#### [Data for this task]
▼
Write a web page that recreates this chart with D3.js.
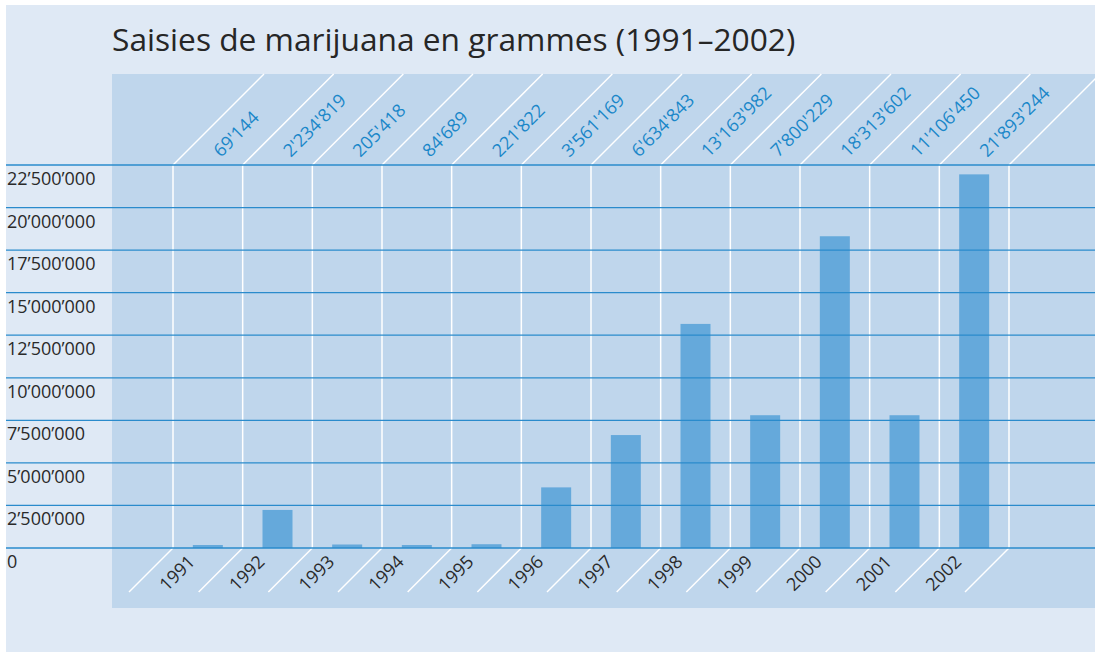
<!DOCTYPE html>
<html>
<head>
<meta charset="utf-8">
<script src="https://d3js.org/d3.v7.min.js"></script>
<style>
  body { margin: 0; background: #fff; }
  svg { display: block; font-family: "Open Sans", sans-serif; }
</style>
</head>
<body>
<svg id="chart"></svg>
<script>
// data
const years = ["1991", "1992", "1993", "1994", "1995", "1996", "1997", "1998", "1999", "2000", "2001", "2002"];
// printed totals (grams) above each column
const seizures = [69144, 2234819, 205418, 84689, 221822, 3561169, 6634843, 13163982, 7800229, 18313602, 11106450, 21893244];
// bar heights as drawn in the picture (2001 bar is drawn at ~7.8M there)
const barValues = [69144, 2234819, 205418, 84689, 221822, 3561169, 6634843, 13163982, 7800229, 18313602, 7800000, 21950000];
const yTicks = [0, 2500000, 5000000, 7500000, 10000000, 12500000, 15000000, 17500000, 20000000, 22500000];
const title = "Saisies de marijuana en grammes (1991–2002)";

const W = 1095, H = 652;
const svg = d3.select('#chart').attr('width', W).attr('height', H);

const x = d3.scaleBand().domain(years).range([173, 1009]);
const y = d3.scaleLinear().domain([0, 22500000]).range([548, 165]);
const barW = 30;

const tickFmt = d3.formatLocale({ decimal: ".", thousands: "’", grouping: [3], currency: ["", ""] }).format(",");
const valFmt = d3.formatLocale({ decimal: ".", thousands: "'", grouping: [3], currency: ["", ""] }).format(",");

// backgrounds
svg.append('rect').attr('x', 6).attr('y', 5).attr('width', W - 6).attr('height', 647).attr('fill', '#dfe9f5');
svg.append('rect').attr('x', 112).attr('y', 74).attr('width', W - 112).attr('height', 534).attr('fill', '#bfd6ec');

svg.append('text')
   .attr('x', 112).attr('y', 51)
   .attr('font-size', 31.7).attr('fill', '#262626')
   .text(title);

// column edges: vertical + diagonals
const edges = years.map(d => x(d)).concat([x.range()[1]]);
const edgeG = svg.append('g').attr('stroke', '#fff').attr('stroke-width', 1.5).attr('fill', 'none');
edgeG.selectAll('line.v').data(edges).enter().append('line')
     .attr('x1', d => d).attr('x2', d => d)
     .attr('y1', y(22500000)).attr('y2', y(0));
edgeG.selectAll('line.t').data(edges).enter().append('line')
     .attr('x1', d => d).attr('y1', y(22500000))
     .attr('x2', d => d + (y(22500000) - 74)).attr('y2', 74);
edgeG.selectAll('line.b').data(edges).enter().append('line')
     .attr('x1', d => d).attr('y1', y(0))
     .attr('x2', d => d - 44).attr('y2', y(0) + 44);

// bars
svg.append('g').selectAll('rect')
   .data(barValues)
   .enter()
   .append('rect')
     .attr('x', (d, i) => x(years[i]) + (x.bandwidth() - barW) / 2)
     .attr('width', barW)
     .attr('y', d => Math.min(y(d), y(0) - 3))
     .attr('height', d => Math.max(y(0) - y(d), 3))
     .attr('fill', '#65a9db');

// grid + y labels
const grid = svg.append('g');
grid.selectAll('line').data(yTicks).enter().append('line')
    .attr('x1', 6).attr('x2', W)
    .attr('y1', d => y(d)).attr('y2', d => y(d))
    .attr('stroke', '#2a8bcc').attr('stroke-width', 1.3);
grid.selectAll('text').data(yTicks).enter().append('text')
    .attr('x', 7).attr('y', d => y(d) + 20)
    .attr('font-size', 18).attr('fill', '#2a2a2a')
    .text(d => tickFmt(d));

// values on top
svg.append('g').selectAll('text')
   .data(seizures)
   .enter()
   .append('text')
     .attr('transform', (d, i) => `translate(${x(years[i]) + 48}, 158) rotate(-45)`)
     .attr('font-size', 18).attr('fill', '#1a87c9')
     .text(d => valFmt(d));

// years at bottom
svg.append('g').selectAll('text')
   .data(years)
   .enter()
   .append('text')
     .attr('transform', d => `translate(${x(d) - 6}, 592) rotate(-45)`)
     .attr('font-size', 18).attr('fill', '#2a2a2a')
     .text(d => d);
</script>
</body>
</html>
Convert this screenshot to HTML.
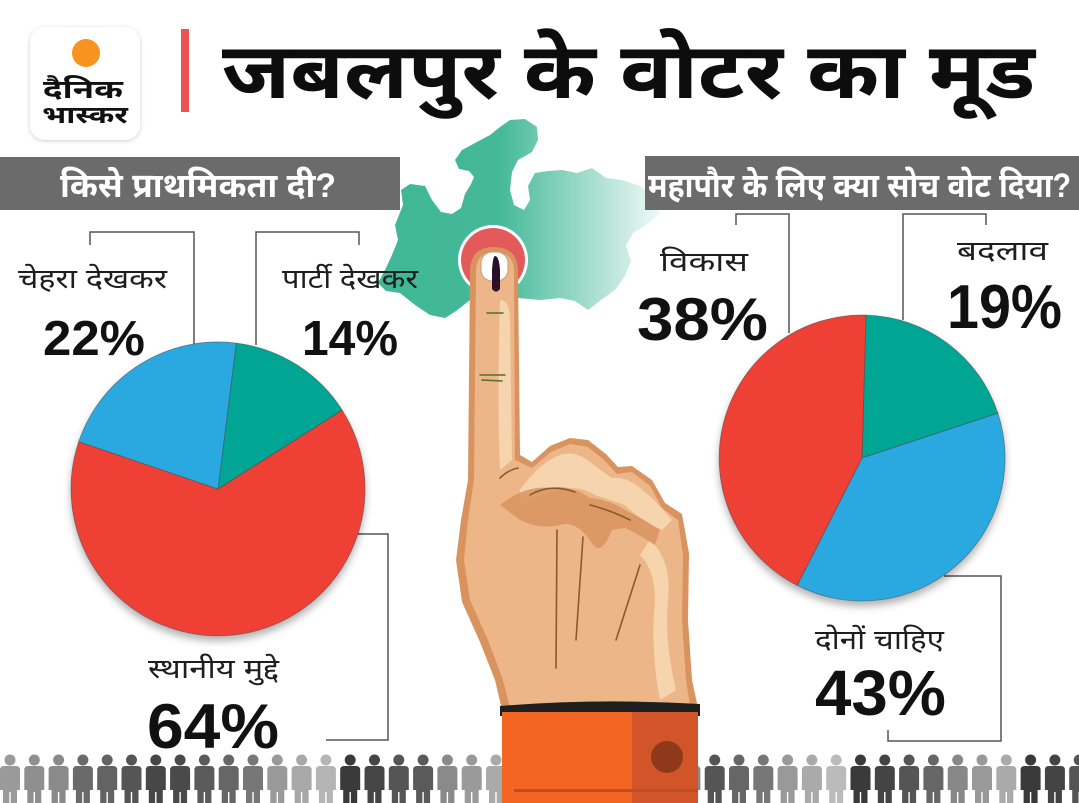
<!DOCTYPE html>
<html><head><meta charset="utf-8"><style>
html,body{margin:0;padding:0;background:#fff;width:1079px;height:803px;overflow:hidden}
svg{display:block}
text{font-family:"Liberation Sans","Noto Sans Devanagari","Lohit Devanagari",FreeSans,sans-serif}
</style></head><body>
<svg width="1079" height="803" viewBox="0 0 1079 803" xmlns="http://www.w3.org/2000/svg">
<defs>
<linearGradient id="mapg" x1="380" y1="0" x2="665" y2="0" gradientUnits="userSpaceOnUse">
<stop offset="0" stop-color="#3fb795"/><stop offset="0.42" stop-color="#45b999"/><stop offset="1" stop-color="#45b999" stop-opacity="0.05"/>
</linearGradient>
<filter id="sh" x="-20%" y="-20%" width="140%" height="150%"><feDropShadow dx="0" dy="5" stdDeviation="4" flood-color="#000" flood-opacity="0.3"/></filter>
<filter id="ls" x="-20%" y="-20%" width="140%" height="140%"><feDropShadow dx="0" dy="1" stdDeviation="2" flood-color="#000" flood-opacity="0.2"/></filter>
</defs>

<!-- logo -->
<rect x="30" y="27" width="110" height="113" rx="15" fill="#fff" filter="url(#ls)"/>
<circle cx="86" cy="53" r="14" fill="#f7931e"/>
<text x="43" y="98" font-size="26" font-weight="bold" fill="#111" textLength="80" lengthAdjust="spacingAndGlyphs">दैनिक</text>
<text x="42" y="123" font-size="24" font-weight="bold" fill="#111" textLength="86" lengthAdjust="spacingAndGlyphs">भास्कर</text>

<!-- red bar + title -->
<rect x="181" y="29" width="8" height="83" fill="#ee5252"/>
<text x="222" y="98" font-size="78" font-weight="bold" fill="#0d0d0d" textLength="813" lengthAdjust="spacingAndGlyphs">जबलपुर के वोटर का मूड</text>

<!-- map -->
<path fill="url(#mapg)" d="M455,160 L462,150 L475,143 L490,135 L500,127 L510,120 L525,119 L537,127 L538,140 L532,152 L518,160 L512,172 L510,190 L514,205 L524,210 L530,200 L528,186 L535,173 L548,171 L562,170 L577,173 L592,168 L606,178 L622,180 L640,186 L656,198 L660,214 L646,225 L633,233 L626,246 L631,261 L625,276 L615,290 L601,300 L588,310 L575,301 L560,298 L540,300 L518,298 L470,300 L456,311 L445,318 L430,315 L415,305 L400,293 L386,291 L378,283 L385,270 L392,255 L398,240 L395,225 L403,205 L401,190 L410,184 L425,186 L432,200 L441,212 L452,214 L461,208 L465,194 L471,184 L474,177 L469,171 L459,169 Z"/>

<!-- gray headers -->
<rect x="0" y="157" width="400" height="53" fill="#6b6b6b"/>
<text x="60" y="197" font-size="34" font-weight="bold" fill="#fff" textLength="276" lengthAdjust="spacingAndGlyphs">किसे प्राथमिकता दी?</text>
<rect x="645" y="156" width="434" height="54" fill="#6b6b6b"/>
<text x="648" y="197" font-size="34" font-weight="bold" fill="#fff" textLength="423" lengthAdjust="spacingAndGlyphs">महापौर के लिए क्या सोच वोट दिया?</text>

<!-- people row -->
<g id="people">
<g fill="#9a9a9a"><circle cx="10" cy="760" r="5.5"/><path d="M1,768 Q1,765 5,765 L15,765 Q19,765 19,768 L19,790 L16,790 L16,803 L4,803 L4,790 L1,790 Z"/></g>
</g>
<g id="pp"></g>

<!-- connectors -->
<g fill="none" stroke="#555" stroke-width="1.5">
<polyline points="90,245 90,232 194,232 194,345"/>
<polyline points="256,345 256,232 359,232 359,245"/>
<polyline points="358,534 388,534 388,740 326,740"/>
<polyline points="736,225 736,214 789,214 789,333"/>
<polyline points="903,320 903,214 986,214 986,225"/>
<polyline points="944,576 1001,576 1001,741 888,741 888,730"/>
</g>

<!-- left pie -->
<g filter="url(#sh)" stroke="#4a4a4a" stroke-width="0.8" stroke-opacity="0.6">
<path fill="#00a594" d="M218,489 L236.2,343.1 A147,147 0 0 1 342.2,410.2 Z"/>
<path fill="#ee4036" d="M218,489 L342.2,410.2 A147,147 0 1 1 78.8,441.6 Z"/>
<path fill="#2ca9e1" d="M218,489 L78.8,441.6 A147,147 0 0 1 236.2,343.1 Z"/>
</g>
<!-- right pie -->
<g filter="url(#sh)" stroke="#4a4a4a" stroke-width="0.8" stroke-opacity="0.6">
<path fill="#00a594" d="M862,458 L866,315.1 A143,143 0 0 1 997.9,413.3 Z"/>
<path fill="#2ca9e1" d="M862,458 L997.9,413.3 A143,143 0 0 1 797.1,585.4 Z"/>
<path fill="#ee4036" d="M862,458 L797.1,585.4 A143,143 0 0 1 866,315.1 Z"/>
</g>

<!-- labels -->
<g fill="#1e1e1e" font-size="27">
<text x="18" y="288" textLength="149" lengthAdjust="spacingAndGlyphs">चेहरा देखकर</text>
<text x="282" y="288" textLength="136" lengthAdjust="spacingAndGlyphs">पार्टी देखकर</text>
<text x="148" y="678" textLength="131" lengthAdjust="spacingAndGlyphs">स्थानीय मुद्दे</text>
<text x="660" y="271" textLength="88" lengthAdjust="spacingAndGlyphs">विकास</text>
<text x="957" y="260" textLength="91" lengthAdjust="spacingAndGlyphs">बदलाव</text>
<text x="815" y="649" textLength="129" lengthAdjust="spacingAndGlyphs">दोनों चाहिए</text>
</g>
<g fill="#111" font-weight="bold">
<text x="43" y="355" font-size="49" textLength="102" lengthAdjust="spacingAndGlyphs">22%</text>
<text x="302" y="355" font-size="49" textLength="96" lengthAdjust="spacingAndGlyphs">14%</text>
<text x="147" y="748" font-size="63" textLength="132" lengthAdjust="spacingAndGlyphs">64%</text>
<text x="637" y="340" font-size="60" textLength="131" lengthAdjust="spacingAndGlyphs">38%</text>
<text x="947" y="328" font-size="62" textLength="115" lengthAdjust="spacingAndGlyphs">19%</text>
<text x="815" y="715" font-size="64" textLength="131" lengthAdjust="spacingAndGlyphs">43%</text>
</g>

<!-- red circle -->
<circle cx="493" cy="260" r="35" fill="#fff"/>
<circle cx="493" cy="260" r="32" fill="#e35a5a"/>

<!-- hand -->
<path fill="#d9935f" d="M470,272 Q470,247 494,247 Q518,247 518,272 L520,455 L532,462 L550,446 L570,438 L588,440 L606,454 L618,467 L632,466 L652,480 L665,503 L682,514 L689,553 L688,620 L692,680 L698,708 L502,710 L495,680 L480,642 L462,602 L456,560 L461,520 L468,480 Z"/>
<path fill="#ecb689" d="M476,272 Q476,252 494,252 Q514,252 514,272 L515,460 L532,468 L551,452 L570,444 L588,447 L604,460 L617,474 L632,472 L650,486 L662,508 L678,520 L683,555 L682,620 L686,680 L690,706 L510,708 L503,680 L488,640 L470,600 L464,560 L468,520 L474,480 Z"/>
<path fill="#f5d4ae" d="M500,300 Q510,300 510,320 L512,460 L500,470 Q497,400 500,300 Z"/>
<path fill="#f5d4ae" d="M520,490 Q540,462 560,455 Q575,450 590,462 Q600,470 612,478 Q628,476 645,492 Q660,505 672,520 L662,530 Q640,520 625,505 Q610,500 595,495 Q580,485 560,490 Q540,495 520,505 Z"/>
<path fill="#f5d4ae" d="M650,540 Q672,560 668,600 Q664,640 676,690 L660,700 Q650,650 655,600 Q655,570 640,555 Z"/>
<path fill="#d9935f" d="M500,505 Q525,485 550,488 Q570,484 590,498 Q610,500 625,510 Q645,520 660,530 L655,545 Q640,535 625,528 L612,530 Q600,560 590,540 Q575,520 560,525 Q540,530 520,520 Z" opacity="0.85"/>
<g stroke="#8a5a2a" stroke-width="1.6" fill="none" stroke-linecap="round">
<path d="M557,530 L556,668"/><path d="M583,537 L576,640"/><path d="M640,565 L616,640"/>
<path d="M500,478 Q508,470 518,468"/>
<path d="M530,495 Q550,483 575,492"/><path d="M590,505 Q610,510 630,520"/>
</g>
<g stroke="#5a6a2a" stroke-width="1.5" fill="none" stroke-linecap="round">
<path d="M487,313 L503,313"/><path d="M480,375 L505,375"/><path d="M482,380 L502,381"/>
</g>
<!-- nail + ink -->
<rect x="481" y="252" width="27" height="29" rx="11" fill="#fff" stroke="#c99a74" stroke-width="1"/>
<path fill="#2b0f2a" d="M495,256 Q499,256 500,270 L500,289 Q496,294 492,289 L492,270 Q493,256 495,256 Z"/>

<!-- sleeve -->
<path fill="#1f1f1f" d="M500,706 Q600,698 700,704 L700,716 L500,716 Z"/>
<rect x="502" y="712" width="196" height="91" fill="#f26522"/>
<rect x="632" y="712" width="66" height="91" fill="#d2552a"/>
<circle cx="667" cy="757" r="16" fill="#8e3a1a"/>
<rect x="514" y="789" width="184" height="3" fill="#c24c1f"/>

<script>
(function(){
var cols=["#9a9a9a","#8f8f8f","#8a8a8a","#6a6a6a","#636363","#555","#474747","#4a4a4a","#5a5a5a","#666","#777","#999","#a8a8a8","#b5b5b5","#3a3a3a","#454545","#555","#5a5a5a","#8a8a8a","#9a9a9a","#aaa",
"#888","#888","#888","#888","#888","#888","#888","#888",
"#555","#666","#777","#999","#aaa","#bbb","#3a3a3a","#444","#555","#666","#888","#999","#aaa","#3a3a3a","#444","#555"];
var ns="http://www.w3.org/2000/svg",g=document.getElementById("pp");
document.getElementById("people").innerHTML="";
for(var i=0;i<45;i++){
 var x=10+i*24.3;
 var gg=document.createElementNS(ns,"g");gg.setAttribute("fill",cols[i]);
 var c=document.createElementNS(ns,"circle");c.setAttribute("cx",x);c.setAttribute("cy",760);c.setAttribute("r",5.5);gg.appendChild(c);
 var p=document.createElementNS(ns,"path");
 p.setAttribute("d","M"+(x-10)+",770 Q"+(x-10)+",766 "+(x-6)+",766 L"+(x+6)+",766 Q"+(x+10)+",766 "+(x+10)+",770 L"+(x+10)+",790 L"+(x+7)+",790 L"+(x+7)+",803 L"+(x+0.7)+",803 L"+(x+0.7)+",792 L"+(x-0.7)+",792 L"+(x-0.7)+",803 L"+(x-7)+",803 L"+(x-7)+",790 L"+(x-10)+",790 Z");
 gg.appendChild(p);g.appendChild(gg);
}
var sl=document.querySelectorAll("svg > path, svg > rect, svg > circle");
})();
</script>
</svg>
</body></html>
▲
#### [Work instructions]
Write out nothing but the lines from the start of the data through the line with "const barW = 30;". Leave out the pictures.

#### [Result below]
Write a web page that recreates this chart with D3.js.
<!DOCTYPE html>
<html>
<head>
<meta charset="utf-8">
<script src="https://d3js.org/d3.v7.min.js"></script>
<style>
  body { margin: 0; background: #fff; }
  svg { display: block; font-family: "Open Sans", sans-serif; }
</style>
</head>
<body>
<svg id="chart"></svg>
<script>
// data
const years = ["1991", "1992", "1993", "1994", "1995", "1996", "1997", "1998", "1999", "2000", "2001", "2002"];
// printed totals (grams) above each column
const seizures = [69144, 2234819, 205418, 84689, 221822, 3561169, 6634843, 13163982, 7800229, 18313602, 11106450, 21893244];
// bar heights as drawn in the picture (2001 bar is drawn at ~7.8M there)
const barValues = [69144, 2234819, 205418, 84689, 221822, 3561169, 6634843, 13163982, 7800229, 18313602, 7800000, 21950000];
const yTicks = [0, 2500000, 5000000, 7500000, 10000000, 12500000, 15000000, 17500000, 20000000, 22500000];
const title = "Saisies de marijuana en grammes (1991–2002)";

const W = 1095, H = 652;
const svg = d3.select('#chart').attr('width', W).attr('height', H);

const x = d3.scaleBand().domain(years).range([173, 1009]);
const y = d3.scaleLinear().domain([0, 22500000]).range([548, 165]);
const barW = 30;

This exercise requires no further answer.